The IRS and the Tax Project from Life Prep

Today dd17 and I worked together on the Tax Project found in Life Prep for Homeschooled Teenagers.

It’s a weird feeling, teaching my child out of a book that I wrote. But I wrote it eight years ago, and that’s long enough that I sometimes forget the author’s identity for a second  🙂

We sometimes get questions from people asking how old a teen should be to do Life Prep. We respond that it depends on the teen, their goals and which project in the book is being considered.

For instance, a 14-year-old boy will find the Car Project (link goes to free download of this project) a lot more interesting than the Credit Card project, just because most boys of that age are eagerly looking forward to having their own cars.

In the case of the Tax Project, we tell people to wait until their teen has a job that generates a paycheck. There’s nothing like receiving a check for less than you earned (because of taxes, Medicare, and Social Security) to get your attention. It’s amazing how that event can arouse a teen’s curiosity about taxes (primarily why they’re so high!)

Since dd17 has been earning paychecks since last summer, this was a great time to do the Tax Project. Add the fact that it’s time to determine if she needs to file a tax return for 2008, and she was more than eager to do the project. There’s nothing like a receptive student, is there?

It all went well, and only took a few hours. However, I learned that one part of the Tax Project has changed since I wrote it. In the book, I referred to a little pie chart inside the IRS’ 1040 booklet that showed exactly where our tax dollars go. That pie chart is gone, and I could not find it on the IRS web site.

However, I did find a simplified version of it in an IRS Power Point pdf (see page 5). It may be simplified, but it’s as depressing as ever. Dd and I had a good discussion about that, too. We homeschoolers are so fortunate to have the time to teach our teens about these things before they leave home.

Should We Be Teaching ‘Prepare for Verbal Abuse 101’ In Our Homeschools?

One of the things homeschooled kids miss out on is being criticized by teachers for their personal beliefs.

I don’t think it’s bad to miss out on such experiences, but it does get me thinking about how to prepare (or whether it’s possible to prepare) our college-bound homeschooled offspring for that kind of situation, which is becoming increasingly common.  

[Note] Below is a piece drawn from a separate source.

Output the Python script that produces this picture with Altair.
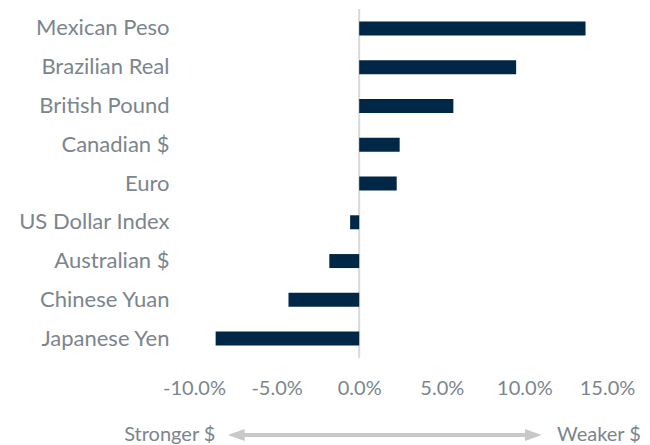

Not that it never happened in the past, of course. I recall being graded down in Biology 100 back at the good old U of I for refusing to accept the theory of evolution as a valid one. And as recently as last fall, my teenage daughter took some flak from her community college professor (in a graphic arts class, no less) for commenting that she liked Sarah Palin.

But it appears that the teachers are becoming more vehement and profane:

Jonathan Lopez, who is working on his associate of arts degree at Los Angeles City College, quoted a dictionary definition of marriage as the union of a man and a woman and cited several Bible verses during a public speaking class in late November, his suit says. His professor, John Matteson, interrupted, called Lopez a “fascist bastard” and refused to let him finish his address, according to the suit.

Nice, huh? We don’t have to worry about Jonathan, who has since sued the college district with the help of the Alliance Defense Fund. But what about our kids? John Matteson isn’t the only idiot professor out there. Can we prepare our kids for this kind of attack, and if so, how?

I think we should warn them that this happens, and discuss ways they can deal with it. In the case of my daughter, we discussed the inappropriateness of her teacher’s remarks (which I won’t go into here), especially since her dad and I were paying $400 for graphic design instruction, not misguided knee-jerk political philosophy. We also talked about what she wished she would have said, and what she’ll do when (not if) it happens again. We talked about knowing what you believe and why you believe it. And I told her I was proud of her for politely standing up for herself when verbally attacked by an authority figure.

Did I leave anything out? What else can we do?